GIVEN INSTRUCTION
The lines beneath this instruction, from the first through the one containing "bars.append(b)", must be transcribed exactly; no other line belongs in the output.

DATA PROVIDED
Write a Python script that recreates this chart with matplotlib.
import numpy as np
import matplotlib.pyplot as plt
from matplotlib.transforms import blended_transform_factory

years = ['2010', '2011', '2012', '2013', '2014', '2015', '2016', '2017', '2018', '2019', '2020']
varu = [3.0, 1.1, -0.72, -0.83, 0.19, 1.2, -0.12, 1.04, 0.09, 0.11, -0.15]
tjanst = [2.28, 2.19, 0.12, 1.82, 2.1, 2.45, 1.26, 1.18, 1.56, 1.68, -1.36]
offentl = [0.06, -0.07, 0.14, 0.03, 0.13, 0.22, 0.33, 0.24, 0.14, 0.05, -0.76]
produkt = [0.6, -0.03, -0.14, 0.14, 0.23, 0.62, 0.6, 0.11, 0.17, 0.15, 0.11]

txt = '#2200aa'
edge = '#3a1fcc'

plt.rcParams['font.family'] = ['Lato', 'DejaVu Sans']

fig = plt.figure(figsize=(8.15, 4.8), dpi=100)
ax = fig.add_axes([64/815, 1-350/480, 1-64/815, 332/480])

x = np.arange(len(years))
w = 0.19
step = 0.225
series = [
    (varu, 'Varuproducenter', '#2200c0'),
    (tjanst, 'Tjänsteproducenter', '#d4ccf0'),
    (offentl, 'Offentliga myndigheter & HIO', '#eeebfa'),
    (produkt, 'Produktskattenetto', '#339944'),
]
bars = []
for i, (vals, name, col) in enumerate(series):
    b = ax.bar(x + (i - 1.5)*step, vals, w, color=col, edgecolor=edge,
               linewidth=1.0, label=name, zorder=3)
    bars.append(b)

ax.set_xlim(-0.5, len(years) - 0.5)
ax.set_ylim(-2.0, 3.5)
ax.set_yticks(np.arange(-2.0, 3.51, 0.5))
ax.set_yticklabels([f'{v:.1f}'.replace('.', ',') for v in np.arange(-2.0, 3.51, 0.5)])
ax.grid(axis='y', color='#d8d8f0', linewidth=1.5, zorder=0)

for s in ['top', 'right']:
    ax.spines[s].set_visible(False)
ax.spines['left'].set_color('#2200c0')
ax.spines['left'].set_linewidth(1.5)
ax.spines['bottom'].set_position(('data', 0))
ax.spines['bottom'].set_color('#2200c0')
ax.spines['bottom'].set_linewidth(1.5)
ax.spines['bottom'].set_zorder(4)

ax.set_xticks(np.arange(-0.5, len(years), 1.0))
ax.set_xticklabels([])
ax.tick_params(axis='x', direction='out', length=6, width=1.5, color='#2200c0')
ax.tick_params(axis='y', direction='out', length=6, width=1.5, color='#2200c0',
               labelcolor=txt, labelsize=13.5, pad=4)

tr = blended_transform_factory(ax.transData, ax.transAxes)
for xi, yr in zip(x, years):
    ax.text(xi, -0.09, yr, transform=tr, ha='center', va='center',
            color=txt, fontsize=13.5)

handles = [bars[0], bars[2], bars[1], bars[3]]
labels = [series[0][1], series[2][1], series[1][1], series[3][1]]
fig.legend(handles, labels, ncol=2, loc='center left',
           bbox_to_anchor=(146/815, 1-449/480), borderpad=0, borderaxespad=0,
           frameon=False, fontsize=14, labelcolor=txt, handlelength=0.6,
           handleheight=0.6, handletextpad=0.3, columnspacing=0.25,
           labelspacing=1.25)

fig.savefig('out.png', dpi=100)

RESULT FOR THIS EXERCISE
Write a Python script that recreates this chart with matplotlib.
import numpy as np
import matplotlib.pyplot as plt
from matplotlib.transforms import blended_transform_factory

years = ['2010', '2011', '2012', '2013', '2014', '2015', '2016', '2017', '2018', '2019', '2020']
varu = [3.0, 1.1, -0.72, -0.83, 0.19, 1.2, -0.12, 1.04, 0.09, 0.11, -0.15]
tjanst = [2.28, 2.19, 0.12, 1.82, 2.1, 2.45, 1.26, 1.18, 1.56, 1.68, -1.36]
offentl = [0.06, -0.07, 0.14, 0.03, 0.13, 0.22, 0.33, 0.24, 0.14, 0.05, -0.76]
produkt = [0.6, -0.03, -0.14, 0.14, 0.23, 0.62, 0.6, 0.11, 0.17, 0.15, 0.11]

txt = '#2200aa'
edge = '#3a1fcc'

plt.rcParams['font.family'] = ['Lato', 'DejaVu Sans']

fig = plt.figure(figsize=(8.15, 4.8), dpi=100)
ax = fig.add_axes([64/815, 1-350/480, 1-64/815, 332/480])

x = np.arange(len(years))
w = 0.19
step = 0.225
series = [
    (varu, 'Varuproducenter', '#2200c0'),
    (tjanst, 'Tjänsteproducenter', '#d4ccf0'),
    (offentl, 'Offentliga myndigheter & HIO', '#eeebfa'),
    (produkt, 'Produktskattenetto', '#339944'),
]
bars = []
for i, (vals, name, col) in enumerate(series):
    b = ax.bar(x + (i - 1.5)*step, vals, w, color=col, edgecolor=edge,
               linewidth=1.0, label=name, zorder=3)
    bars.append(b)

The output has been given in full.